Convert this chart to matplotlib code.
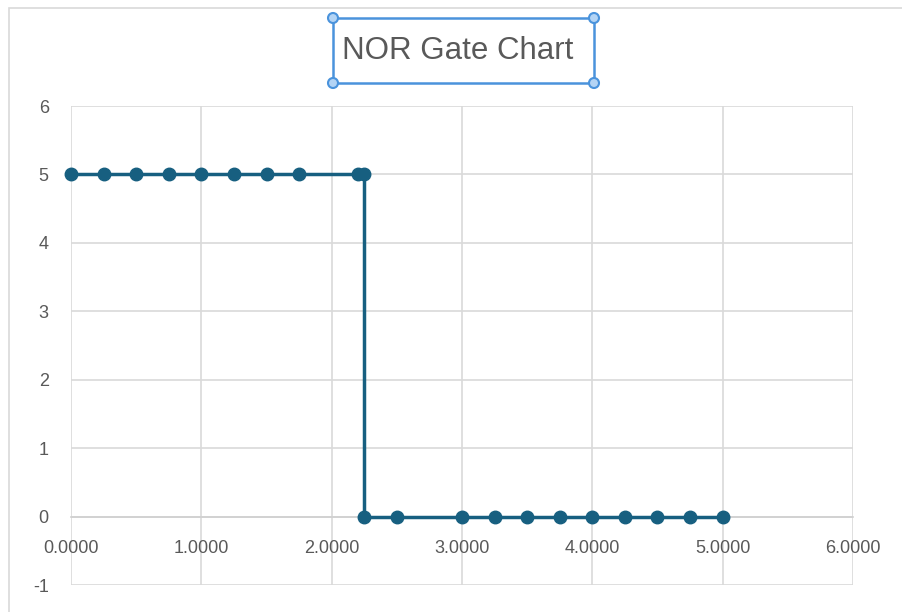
import matplotlib
matplotlib.use("Agg")
import matplotlib.pyplot as plt
from matplotlib.patches import Rectangle, Circle
from matplotlib import font_manager

names = {f.name for f in font_manager.fontManager.ttflist}
FAM = ['Liberation Sans Narrow', 'DejaVu Sans'] if 'Liberation Sans Narrow' in names else ['Liberation Sans', 'DejaVu Sans']
plt.rcParams['font.family'] = FAM

# data
x_vals = [0.0, 0.25, 0.5, 0.75, 1.0, 1.25, 1.5, 1.75, 2.2, 2.25,
          2.25, 2.5, 3.0, 3.25, 3.5, 3.75, 4.0, 4.25, 4.5, 4.75, 5.0]
y_vals = [5, 5, 5, 5, 5, 5, 5, 5, 5, 5,
          0, 0, 0, 0, 0, 0, 0, 0, 0, 0, 0]
x_ticks = [0, 1, 2, 3, 4, 5, 6]
y_ticks = [-1, 0, 1, 2, 3, 4, 5, 6]
title = "NOR Gate Chart"

W, H = 902, 612
fig = plt.figure(figsize=(W / 100, H / 100), dpi=100)
fig.patch.set_facecolor('white')

def fx(px):
    return px / W

def fy(py):
    return 1 - py / H

# outer chart border
fig.add_artist(Rectangle((fx(9), fy(640)), fx(1000), 632 / H, transform=fig.transFigure,
                         fill=False, edgecolor='#d9d9d9', linewidth=1.2))

left, right, top, bottom = 71, 853, 106, 585
ax = fig.add_axes([fx(left), fy(bottom), (right - left) / W, (bottom - top) / H])
ax.set_facecolor('white')
ax.set_xlim(0, 6)
ax.set_ylim(-1, 6)
ax.set_xticks(x_ticks)
ax.set_yticks(y_ticks)
ax.set_xticklabels([f"{v:.4f}" for v in x_ticks])
ax.set_yticklabels([str(v) for v in y_ticks])
ax.grid(True, color='#d9d9d9', linewidth=1.2)
ax.set_axisbelow(True)
for s in ['top', 'right', 'left']:
    ax.spines[s].set_visible(False)
ax.spines['bottom'].set_position(('data', 0))
ax.spines['bottom'].set_color('#d0d0d0')
ax.spines['bottom'].set_linewidth(1.2)
ax.tick_params(axis='both', length=0, colors='#595959', labelsize=13)
ax.tick_params(axis='x', pad=17)
ax.tick_params(axis='y', pad=16)

ax.plot(x_vals, y_vals, color='#175f80', linewidth=2.5, marker='o', markersize=9,
        markerfacecolor='#175f80', markeredgecolor='#175f80', zorder=3, clip_on=False)

# title with selection box
bx0, by0, bx1, by1 = 333, 18, 594, 83
fig.add_artist(Rectangle((fx(bx0), fy(by1)), (bx1 - bx0) / W, (by1 - by0) / H,
                         transform=fig.transFigure, fill=False, edgecolor='#4a93dc', linewidth=1.8))
for (cx, cy) in [(bx0, by0), (bx1, by0), (bx0, by1), (bx1, by1)]:
    fig.add_artist(Circle((cx, H - cy), 5, transform=None, facecolor='#b3d4f5',
                          edgecolor='#4a93dc', linewidth=1.5))
fig.text(fx(458), fy(51), title, ha='center', va='center', fontsize=22.5, color='#595959')

fig.savefig('out.png', dpi=100)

○ ○ ○ ○ ○

Exercise
From the top of the listing above, repeat each line exactly until you reach the line containing "fill=False, edgecolor='#d9d9d9', linewidth=1.2))", and repeat that one too. Leave the pictures out.

Response to this task
Convert this chart to matplotlib code.
import matplotlib
matplotlib.use("Agg")
import matplotlib.pyplot as plt
from matplotlib.patches import Rectangle, Circle
from matplotlib import font_manager

names = {f.name for f in font_manager.fontManager.ttflist}
FAM = ['Liberation Sans Narrow', 'DejaVu Sans'] if 'Liberation Sans Narrow' in names else ['Liberation Sans', 'DejaVu Sans']
plt.rcParams['font.family'] = FAM

# data
x_vals = [0.0, 0.25, 0.5, 0.75, 1.0, 1.25, 1.5, 1.75, 2.2, 2.25,
          2.25, 2.5, 3.0, 3.25, 3.5, 3.75, 4.0, 4.25, 4.5, 4.75, 5.0]
y_vals = [5, 5, 5, 5, 5, 5, 5, 5, 5, 5,
          0, 0, 0, 0, 0, 0, 0, 0, 0, 0, 0]
x_ticks = [0, 1, 2, 3, 4, 5, 6]
y_ticks = [-1, 0, 1, 2, 3, 4, 5, 6]
title = "NOR Gate Chart"

W, H = 902, 612
fig = plt.figure(figsize=(W / 100, H / 100), dpi=100)
fig.patch.set_facecolor('white')

def fx(px):
    return px / W

def fy(py):
    return 1 - py / H

# outer chart border
fig.add_artist(Rectangle((fx(9), fy(640)), fx(1000), 632 / H, transform=fig.transFigure,
                         fill=False, edgecolor='#d9d9d9', linewidth=1.2))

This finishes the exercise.